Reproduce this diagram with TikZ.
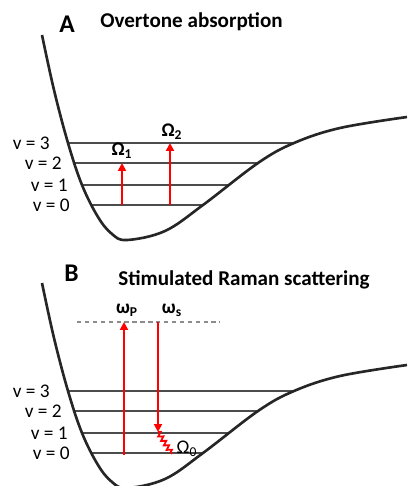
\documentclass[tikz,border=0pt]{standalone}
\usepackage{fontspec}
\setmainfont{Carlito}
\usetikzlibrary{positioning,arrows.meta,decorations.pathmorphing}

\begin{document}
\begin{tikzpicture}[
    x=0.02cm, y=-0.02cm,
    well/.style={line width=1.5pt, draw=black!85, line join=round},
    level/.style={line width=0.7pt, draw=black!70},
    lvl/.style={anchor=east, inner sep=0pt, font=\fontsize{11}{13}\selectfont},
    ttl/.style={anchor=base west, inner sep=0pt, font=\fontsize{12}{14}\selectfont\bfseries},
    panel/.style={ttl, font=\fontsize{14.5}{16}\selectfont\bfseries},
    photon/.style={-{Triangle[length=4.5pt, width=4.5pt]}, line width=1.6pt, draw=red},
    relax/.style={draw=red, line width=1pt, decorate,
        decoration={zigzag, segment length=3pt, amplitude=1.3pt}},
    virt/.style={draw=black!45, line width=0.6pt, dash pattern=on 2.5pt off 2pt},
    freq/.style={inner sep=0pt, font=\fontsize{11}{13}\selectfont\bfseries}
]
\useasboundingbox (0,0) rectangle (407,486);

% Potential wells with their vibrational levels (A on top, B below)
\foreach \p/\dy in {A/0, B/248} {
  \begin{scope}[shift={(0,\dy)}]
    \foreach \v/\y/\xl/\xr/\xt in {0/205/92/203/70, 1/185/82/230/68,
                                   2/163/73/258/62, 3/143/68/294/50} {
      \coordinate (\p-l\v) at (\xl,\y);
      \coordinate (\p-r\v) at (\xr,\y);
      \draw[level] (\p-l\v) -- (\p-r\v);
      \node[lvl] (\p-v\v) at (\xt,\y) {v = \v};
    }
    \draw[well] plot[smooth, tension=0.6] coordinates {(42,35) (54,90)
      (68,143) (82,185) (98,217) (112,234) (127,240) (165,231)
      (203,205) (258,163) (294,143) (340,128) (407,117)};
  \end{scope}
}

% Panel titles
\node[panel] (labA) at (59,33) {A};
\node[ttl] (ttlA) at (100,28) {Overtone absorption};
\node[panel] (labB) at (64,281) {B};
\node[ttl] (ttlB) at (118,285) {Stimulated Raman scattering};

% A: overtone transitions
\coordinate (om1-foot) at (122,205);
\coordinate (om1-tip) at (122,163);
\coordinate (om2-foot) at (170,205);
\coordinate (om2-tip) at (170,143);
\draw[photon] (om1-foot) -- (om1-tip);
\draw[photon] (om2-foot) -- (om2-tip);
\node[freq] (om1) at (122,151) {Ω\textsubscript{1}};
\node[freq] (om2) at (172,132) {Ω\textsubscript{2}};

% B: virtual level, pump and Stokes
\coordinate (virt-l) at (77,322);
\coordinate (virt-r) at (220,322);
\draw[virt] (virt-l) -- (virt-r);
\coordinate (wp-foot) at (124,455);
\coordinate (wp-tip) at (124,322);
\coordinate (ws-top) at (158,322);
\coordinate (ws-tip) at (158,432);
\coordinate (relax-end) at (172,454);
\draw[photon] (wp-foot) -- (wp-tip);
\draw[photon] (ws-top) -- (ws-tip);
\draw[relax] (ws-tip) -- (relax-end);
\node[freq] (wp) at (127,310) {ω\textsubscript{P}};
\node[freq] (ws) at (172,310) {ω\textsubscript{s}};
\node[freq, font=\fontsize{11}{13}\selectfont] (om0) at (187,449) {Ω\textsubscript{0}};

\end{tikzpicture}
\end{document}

WHAT IS ASKED
Find the word "with" in the material, then list each line that holds it.

THE OUTPUT
Reproduce this diagram with TikZ.
% Potential wells with their vibrational levels (A on top, B below)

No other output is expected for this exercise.